* _EXERCISE DIRECTIONS_
Omit all images. Write out the rest of the material exactly.
BEGIN MATERIAL PROVIDED
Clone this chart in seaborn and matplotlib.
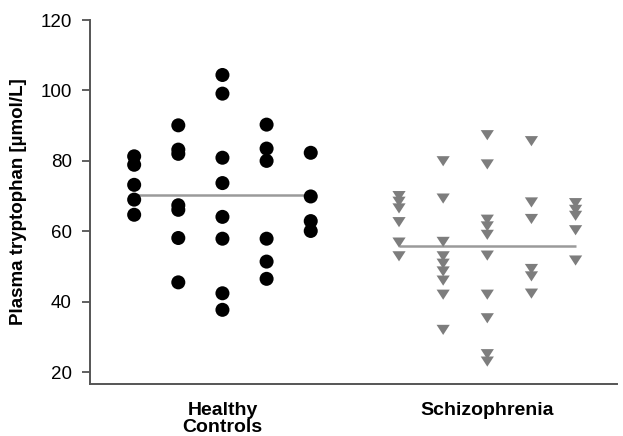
import matplotlib
matplotlib.use("Agg")
import matplotlib.pyplot as plt
import numpy as np
import pandas as pd
import seaborn as sns

groups = ["Healthy\nControls", "Schizophrenia"]

# Plasma tryptophan (µmol/L), one list per column of points, left to right
healthy_cols = [
    [81.3, 78.9, 73.2, 69.0, 64.7],
    [90.1, 83.2, 82.0, 67.4, 66.1, 58.1, 45.5],
    [104.4, 99.1, 80.9, 73.7, 64.1, 57.9, 42.4, 37.7],
    [90.3, 83.5, 80.0, 57.9, 51.4, 46.5],
    [82.3, 69.9, 62.9, 60.1],
]
schizo_cols = [
    [70.0, 68.4, 66.5, 62.6, 56.8, 52.9],
    [79.9, 69.3, 57.0, 52.9, 50.8, 48.6, 46.0, 42.0, 32.0],
    [87.3, 79.0, 63.3, 61.4, 59.0, 53.1, 42.0, 35.3, 25.1, 23.0],
    [85.6, 68.2, 63.5, 49.3, 47.2, 42.3],
    [68.0, 66.1, 64.4, 60.3, 51.7],
]
group_means = [70.4, 55.9]
y_ticks = [20, 40, 60, 80, 100, 120]

rows = []
for gi, cols in enumerate([healthy_cols, schizo_cols]):
    for ci, col in enumerate(cols):
        for v in col:
            rows.append({"group": groups[gi], "gi": gi, "slot": ci, "value": v})
df = pd.DataFrame(rows)
slot_step = 1 / 6
df["x"] = df["gi"] + (df["slot"] - 2) * slot_step

sns.set_style("ticks")
plt.rcParams["font.family"] = ["Liberation Sans", "DejaVu Sans"]
plt.rcParams["text.color"] = "black"
plt.rcParams["axes.labelcolor"] = "black"
plt.rcParams["xtick.color"] = "black"
plt.rcParams["ytick.color"] = "black"

fig = plt.figure(figsize=(6.23, 4.36), dpi=100)
ax = fig.add_axes([0.1445, 0.119, 0.846, 0.835])

# group mean lines
ax.hlines(group_means, [g - 2 * slot_step for g in range(2)],
          [g + 2 * slot_step for g in range(2)],
          color="#9a9a9a", lw=1.8, zorder=1)

# flattened downward triangle
tri = [(-1.0, 0.77), (1.0, 0.77), (0.0, -0.77), (-1.0, 0.77)]

sns.scatterplot(data=df[df["gi"] == 0], x="x", y="value", marker="o",
                color="black", s=102, edgecolor="none", ax=ax, zorder=3,
                legend=False)
sns.scatterplot(data=df[df["gi"] == 1], x="x", y="value", marker=tri,
                color="#7d7d7d", s=90, edgecolor="none", ax=ax, zorder=3,
                legend=False)

ax.set_xlim(-0.5, 1.49)
ax.set_ylim(16.6, 120)
ax.set_yticks(y_ticks)
ax.set_xticks([0, 1])
ax.set_xticklabels(groups, fontsize=14, fontweight="bold", linespacing=0.95)
ax.tick_params(axis="x", length=0, pad=13)
ax.tick_params(axis="y", length=6, width=1.2, pad=7, labelsize=13.5,
               color="#444444")
ax.set_xlabel("")
ax.set_ylabel("Plasma tryptophan [µmol/L]", fontsize=13.5, fontweight="bold",
              labelpad=10)
sns.despine(ax=ax)
for side in ["left", "bottom"]:
    ax.spines[side].set_color("#555555")
    ax.spines[side].set_linewidth(1.4)

fig.savefig("out.png", dpi=100)
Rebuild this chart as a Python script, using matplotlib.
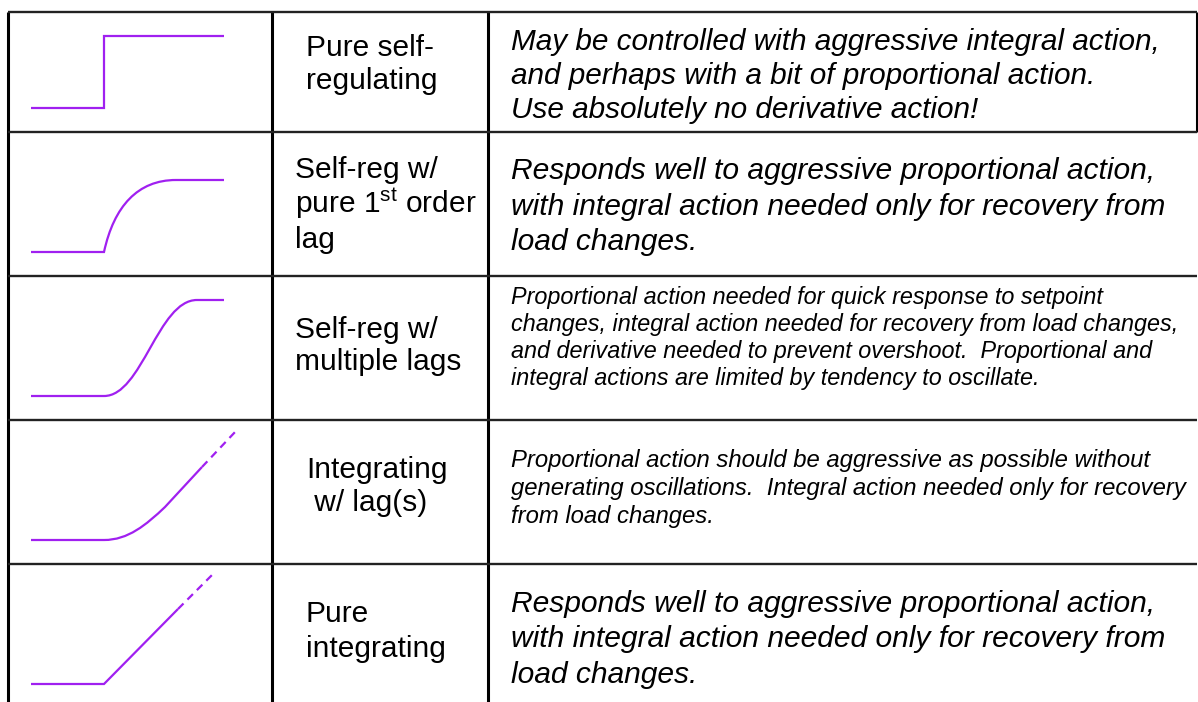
END MATERIAL PROVIDED
* _EXERCISE ANSWER_
Clone this chart in seaborn and matplotlib.
import matplotlib
matplotlib.use("Agg")
import matplotlib.pyplot as plt
import numpy as np
import pandas as pd
import seaborn as sns

groups = ["Healthy\nControls", "Schizophrenia"]

# Plasma tryptophan (µmol/L), one list per column of points, left to right
healthy_cols = [
    [81.3, 78.9, 73.2, 69.0, 64.7],
    [90.1, 83.2, 82.0, 67.4, 66.1, 58.1, 45.5],
    [104.4, 99.1, 80.9, 73.7, 64.1, 57.9, 42.4, 37.7],
    [90.3, 83.5, 80.0, 57.9, 51.4, 46.5],
    [82.3, 69.9, 62.9, 60.1],
]
schizo_cols = [
    [70.0, 68.4, 66.5, 62.6, 56.8, 52.9],
    [79.9, 69.3, 57.0, 52.9, 50.8, 48.6, 46.0, 42.0, 32.0],
    [87.3, 79.0, 63.3, 61.4, 59.0, 53.1, 42.0, 35.3, 25.1, 23.0],
    [85.6, 68.2, 63.5, 49.3, 47.2, 42.3],
    [68.0, 66.1, 64.4, 60.3, 51.7],
]
group_means = [70.4, 55.9]
y_ticks = [20, 40, 60, 80, 100, 120]

rows = []
for gi, cols in enumerate([healthy_cols, schizo_cols]):
    for ci, col in enumerate(cols):
        for v in col:
            rows.append({"group": groups[gi], "gi": gi, "slot": ci, "value": v})
df = pd.DataFrame(rows)
slot_step = 1 / 6
df["x"] = df["gi"] + (df["slot"] - 2) * slot_step

sns.set_style("ticks")
plt.rcParams["font.family"] = ["Liberation Sans", "DejaVu Sans"]
plt.rcParams["text.color"] = "black"
plt.rcParams["axes.labelcolor"] = "black"
plt.rcParams["xtick.color"] = "black"
plt.rcParams["ytick.color"] = "black"

fig = plt.figure(figsize=(6.23, 4.36), dpi=100)
ax = fig.add_axes([0.1445, 0.119, 0.846, 0.835])

# group mean lines
ax.hlines(group_means, [g - 2 * slot_step for g in range(2)],
          [g + 2 * slot_step for g in range(2)],
          color="#9a9a9a", lw=1.8, zorder=1)

# flattened downward triangle
tri = [(-1.0, 0.77), (1.0, 0.77), (0.0, -0.77), (-1.0, 0.77)]

sns.scatterplot(data=df[df["gi"] == 0], x="x", y="value", marker="o",
                color="black", s=102, edgecolor="none", ax=ax, zorder=3,
                legend=False)
sns.scatterplot(data=df[df["gi"] == 1], x="x", y="value", marker=tri,
                color="#7d7d7d", s=90, edgecolor="none", ax=ax, zorder=3,
                legend=False)

ax.set_xlim(-0.5, 1.49)
ax.set_ylim(16.6, 120)
ax.set_yticks(y_ticks)
ax.set_xticks([0, 1])
ax.set_xticklabels(groups, fontsize=14, fontweight="bold", linespacing=0.95)
ax.tick_params(axis="x", length=0, pad=13)
ax.tick_params(axis="y", length=6, width=1.2, pad=7, labelsize=13.5,
               color="#444444")
ax.set_xlabel("")
ax.set_ylabel("Plasma tryptophan [µmol/L]", fontsize=13.5, fontweight="bold",
              labelpad=10)
sns.despine(ax=ax)
for side in ["left", "bottom"]:
    ax.spines[side].set_color("#555555")
    ax.spines[side].set_linewidth(1.4)

fig.savefig("out.png", dpi=100)
Rebuild this chart as a Python script, using matplotlib.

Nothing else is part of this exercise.